One encounters this problem in the church with alarming frequency.  I don't expect people to bow down before my academic training in theology nor my long experience in the church, but I would like my informed opinion to be respected as much as their often uninformed, if sincerely held, one. When teaching Comparative Religion, I am mostly amused by how frequently I am branded an ignorant heretic by religiously zealous students forty years my junior. But such is to be expected in a time when all points of view are deemed equally valid, irrespective of the work expended in coming to them. I find myself sometimes wishing the Reformation had never come to pass as it opened the doors of change so wide (and continues to do so) that a shared understanding of what is meant by “Christian” no longer exists, and most adherents intolerantly hold their small piece to be the whole and, of course, true.

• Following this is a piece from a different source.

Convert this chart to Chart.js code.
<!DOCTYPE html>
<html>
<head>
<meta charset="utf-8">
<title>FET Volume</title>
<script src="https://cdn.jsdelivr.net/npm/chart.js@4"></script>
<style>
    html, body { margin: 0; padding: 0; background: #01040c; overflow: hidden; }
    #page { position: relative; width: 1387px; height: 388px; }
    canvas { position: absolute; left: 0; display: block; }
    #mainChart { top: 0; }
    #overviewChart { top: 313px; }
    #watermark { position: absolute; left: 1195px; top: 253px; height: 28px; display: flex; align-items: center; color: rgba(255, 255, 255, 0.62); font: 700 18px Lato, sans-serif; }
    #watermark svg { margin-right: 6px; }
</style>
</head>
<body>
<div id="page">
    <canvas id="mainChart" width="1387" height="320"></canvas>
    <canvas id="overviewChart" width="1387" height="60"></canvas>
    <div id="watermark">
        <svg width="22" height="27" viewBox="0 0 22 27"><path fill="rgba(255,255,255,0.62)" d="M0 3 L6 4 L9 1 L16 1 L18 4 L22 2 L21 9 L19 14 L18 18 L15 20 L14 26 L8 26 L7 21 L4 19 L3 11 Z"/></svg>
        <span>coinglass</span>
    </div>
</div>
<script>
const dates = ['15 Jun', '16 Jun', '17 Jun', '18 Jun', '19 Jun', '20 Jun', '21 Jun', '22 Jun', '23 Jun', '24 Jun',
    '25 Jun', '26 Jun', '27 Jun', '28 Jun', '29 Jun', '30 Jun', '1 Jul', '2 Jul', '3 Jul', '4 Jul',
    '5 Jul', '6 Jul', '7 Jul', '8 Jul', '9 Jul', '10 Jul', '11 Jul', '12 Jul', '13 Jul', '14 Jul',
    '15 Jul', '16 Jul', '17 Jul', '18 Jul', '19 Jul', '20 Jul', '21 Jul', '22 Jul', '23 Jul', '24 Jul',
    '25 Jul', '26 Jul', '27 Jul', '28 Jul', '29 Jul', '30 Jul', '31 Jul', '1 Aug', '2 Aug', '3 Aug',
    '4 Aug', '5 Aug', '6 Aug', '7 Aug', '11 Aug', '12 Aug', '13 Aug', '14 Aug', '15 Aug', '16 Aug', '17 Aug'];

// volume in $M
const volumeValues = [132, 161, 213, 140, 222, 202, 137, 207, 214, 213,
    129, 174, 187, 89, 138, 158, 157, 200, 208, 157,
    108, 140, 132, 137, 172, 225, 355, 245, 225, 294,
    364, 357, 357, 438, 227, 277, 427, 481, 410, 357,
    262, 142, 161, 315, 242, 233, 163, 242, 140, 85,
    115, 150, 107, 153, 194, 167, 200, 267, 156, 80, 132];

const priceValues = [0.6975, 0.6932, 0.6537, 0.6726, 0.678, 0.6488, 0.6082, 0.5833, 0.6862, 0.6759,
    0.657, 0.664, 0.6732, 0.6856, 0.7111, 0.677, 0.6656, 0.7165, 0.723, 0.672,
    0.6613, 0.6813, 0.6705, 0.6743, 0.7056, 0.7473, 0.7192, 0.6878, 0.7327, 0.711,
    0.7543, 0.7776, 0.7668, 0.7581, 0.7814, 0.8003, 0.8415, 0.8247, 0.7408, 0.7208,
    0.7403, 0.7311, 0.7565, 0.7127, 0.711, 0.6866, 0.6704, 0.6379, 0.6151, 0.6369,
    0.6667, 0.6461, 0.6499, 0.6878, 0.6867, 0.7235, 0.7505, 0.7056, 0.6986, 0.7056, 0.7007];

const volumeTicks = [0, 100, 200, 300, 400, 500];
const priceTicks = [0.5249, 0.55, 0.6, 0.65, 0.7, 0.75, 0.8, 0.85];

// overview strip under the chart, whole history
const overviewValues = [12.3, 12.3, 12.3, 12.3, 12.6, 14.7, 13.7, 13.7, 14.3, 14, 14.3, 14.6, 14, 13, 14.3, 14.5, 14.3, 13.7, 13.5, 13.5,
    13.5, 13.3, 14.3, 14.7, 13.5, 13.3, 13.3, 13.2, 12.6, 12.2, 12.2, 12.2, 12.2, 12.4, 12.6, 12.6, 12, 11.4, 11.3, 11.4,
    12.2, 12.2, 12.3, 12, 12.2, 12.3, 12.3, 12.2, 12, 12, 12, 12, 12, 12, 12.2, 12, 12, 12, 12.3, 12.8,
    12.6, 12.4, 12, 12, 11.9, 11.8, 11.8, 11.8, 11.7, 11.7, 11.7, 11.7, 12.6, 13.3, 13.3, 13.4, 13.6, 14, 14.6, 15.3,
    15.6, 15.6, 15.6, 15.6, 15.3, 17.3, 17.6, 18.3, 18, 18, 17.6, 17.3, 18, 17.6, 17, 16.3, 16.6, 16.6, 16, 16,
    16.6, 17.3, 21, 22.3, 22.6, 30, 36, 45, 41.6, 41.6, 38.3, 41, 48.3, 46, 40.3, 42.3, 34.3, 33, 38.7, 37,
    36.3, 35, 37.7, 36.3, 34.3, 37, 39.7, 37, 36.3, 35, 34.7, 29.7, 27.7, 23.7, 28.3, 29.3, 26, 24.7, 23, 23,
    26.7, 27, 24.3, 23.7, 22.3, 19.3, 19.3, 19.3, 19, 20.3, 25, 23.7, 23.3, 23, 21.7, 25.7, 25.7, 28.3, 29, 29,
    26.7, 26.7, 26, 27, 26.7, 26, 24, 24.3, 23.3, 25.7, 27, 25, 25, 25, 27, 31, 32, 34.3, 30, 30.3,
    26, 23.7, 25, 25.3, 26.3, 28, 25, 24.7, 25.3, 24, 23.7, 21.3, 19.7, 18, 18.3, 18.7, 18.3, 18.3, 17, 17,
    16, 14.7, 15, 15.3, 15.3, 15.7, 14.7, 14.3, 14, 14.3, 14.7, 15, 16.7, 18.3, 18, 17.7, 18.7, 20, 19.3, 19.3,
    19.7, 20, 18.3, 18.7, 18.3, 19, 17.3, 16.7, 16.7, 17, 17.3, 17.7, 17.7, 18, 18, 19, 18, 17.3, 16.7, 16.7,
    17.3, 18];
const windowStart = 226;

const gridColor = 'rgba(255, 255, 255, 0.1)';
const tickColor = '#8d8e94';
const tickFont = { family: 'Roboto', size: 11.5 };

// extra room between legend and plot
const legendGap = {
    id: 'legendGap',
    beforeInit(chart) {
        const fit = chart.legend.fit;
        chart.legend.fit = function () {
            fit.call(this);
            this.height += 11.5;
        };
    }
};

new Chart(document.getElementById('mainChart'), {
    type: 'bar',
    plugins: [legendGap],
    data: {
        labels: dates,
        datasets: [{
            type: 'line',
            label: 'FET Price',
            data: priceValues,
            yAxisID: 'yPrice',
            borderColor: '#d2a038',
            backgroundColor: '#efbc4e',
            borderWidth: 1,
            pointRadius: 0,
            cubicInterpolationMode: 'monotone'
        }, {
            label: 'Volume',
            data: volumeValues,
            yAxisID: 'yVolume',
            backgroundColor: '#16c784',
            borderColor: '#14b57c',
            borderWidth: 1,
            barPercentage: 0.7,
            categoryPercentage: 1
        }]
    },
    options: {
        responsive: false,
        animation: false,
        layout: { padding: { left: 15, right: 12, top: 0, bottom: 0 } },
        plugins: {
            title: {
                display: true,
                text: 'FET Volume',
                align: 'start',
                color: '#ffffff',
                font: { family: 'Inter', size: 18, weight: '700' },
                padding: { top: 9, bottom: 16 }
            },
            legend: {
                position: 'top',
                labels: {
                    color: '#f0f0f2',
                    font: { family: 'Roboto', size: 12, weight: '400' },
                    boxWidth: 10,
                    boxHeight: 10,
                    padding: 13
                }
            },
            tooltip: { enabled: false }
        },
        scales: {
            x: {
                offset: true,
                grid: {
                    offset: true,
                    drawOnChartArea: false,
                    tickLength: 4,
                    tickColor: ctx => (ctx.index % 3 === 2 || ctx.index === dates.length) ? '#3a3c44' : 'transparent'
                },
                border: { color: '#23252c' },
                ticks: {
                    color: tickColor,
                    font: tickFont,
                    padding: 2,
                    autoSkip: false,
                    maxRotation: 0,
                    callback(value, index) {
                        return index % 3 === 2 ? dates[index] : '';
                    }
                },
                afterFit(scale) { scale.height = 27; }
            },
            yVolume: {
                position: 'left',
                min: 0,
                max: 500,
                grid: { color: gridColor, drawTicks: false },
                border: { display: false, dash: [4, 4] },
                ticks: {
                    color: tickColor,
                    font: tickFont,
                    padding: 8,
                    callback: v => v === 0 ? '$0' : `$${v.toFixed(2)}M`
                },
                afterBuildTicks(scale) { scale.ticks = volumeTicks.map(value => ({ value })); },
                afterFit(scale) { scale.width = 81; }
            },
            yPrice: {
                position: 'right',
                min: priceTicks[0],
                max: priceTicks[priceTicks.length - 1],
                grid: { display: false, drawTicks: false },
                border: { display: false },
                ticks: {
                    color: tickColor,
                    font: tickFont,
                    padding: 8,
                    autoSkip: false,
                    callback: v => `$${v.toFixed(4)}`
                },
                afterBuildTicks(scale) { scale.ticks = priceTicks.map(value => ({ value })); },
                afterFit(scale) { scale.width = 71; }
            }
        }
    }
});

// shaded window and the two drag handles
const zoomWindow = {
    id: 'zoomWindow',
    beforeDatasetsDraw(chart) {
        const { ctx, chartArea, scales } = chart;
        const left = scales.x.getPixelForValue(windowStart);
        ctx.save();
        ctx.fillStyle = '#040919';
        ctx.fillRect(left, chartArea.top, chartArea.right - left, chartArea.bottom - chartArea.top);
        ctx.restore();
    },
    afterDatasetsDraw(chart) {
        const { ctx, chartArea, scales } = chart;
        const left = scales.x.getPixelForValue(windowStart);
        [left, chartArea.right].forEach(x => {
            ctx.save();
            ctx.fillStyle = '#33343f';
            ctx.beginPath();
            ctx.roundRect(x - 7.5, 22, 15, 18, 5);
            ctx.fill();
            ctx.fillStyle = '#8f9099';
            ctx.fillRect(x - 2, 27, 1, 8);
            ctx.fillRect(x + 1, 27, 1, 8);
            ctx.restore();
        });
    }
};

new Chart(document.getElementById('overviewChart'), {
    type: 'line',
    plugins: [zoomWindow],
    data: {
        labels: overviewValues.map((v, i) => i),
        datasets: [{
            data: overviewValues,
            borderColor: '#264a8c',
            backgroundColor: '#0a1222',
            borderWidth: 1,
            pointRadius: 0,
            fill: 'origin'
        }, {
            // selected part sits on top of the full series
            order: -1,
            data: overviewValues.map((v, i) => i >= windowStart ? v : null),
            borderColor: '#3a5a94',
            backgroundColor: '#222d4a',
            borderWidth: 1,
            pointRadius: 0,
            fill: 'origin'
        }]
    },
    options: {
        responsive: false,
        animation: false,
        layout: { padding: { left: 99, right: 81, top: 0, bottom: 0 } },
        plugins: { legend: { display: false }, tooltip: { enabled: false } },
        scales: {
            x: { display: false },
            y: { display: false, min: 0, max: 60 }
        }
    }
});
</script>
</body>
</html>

In a fine essay “The Impoverishment of American Culture,” poet Dana Gioia wrote:

There is an experiment I’d love to conduct.  I’d like to survey a cross-section of Americans and ask them how many active NBA players, Major League Baseball players, and “American Idol” finalists they can name.  Then I’d ask them how many living American poets, playwrights, painters, sculptors, architects, classical musicians, conductors and composers they can name.  I’d even like to ask how many living American scientists or social thinkers they can name.

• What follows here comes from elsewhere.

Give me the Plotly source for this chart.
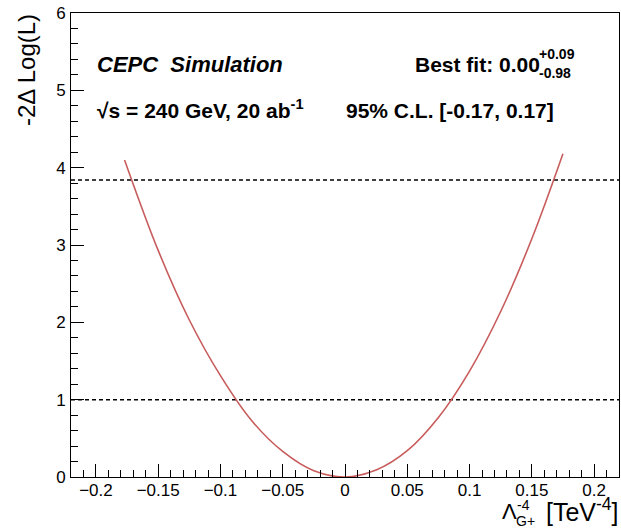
import plotly.graph_objects as go

# Data
scan_x = [-0.177, -0.15, -0.125, -0.1, -0.075, -0.05, -0.025, 0.0, 0.025, 0.05, 0.075, 0.1, 0.125, 0.15, 0.175]
scan_y = [4.10, 2.93, 2.03, 1.31, 0.73, 0.33, 0.08, 0.0, 0.09, 0.34, 0.77, 1.37, 2.14, 3.08, 4.18]
cl_levels = [1.0, 3.84]
x_range = [-0.22, 0.22]
y_range = [0, 6]
x_ticks = [-0.2, -0.15, -0.1, -0.05, 0, 0.05, 0.1, 0.15, 0.2]
x_tick_labels = ["\u22120.2", "\u22120.15", "\u22120.1", "\u22120.05", "0", "0.05", "0.1", "0.15", "0.2"]
y_ticks = [0, 1, 2, 3, 4, 5, 6]

W, H = 621, 532
L, R, T, B = 71, 619, 13, 477
FONT = "Liberation Sans, Arial, Helvetica, sans-serif"


def px(x):
    return (x - L) / (R - L)


def py(y):
    return (B - y) / (B - T)


fig = go.Figure()
for lvl in cl_levels:
    fig.add_trace(go.Scatter(x=x_range, y=[lvl, lvl], mode="lines",
                             line=dict(color="black", width=1.5, dash="4px,3px"),
                             hoverinfo="skip", showlegend=False))
fig.add_trace(go.Scatter(x=scan_x, y=scan_y, mode="lines",
                         line=dict(color="#c85c5c", width=1.6, shape="spline", smoothing=1.0),
                         showlegend=False))

ann = []


def text(x, y, s, size, xanchor="left", yanchor="middle", angle=0):
    ann.append(dict(x=px(x), y=py(y), xref="paper", yref="paper", text=s, showarrow=False,
                    xanchor=xanchor, yanchor=yanchor, textangle=angle, borderpad=0,
                    font=dict(family=FONT, size=size, color="black")))


text(96, 65, "<b><i>CEPC  Simulation</i></b>", 22)
text(96, 109, "<b>\u221As = 240 GeV, 20 ab<sup>-1</sup></b>", 21)
text(345, 110, "<b>95% C.L. [-0.17, 0.17]</b>", 21)
text(541, 64, "<b>Best fit: 0.00</b>", 21, xanchor="right")
text(538, 54, "<b>+0.09</b>", 14)
text(538, 73, "<b>-0.98</b>", 14)
# axis titles
text(27, 70, "-2\u0394 Log(L)", 24, xanchor="center", angle=-90)
text(620, 510, "[TeV<sup>-4</sup>]", 25, xanchor="right")
text(518, 511, "\u039B", 22, xanchor="right")
text(516, 505, "-4", 14)
text(515, 521, "G+", 14)

fig.update_layout(
    width=W, height=H,
    margin=dict(l=L, r=W - R, t=T, b=H - B, pad=0),
    paper_bgcolor="white", plot_bgcolor="white",
    font=dict(family=FONT, size=16, color="black"),
    annotations=ann,
    xaxis=dict(range=x_range, tickvals=x_ticks, ticktext=x_tick_labels,
               ticks="inside", ticklen=13, tickwidth=1, tickcolor="black",
               showline=True, linecolor="black", linewidth=1, mirror=True,
               showgrid=False, zeroline=False, ticklabelstandoff=-2,
               minor=dict(dtick=0.01, tick0=0, ticks="inside", ticklen=7, tickcolor="black", showgrid=False),
               tickfont=dict(size=17, family=FONT)),
    yaxis=dict(range=y_range, tickvals=y_ticks,
               ticks="inside", ticklen=13, tickwidth=1, tickcolor="black",
               showline=True, linecolor="black", linewidth=1, mirror=True,
               showgrid=False, zeroline=False, ticklabelstandoff=1,
               minor=dict(dtick=0.2, tick0=0, ticks="inside", ticklen=7, tickcolor="black", showgrid=False),
               tickfont=dict(size=17, family=FONT)),
)

fig.write_html("out.html", config={"displayModeBar": False},
               post_script="document.body.style.margin='0';document.body.style.padding='0';")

Fifty years ago, I suspect that along with Mickey Mantle, Willie Mays, and Sandy Koufax, most Americans could have named, at the very least, Robert Frost, Carl Sandburg, Arthur Miller, Thornton Wilder, Georgia O’Keefe, Leonard Bernstein, Leontyne Price, and Frank Lloyd Wright.  Not to mention scientists and thinkers likes Linus Pauling, Jonas Salk, Rachel Carson, Margaret Mead, and especially Dr. Alfred Kinsey.

I don’t think that Americans were smarter then, but American culture was. …. The loss of recognition of artists, thinkers, and scientists has impoverished our culture in innumerable ways, but let me mention one.  When virtually all of a culture’s celebrated figures are in sports or entertainment, how few possible role models we offer the young.  There are so many other ways to lead a successful and meaningful life that are not denominated by money or fame.  Adult life begins in a child’s imagination, and we’ve relinquished that imagination to the marketplace.

Such is the world in which we live.  Nostalgia, it has been said, is a form of depression.  And as easily depressed as I am about the current state of culture, and as right as I think Gioia is, I also am encouraged by those I encounter who are earnestly seeking to discern what is good and true and beautiful and to find a community through which to live out what is found.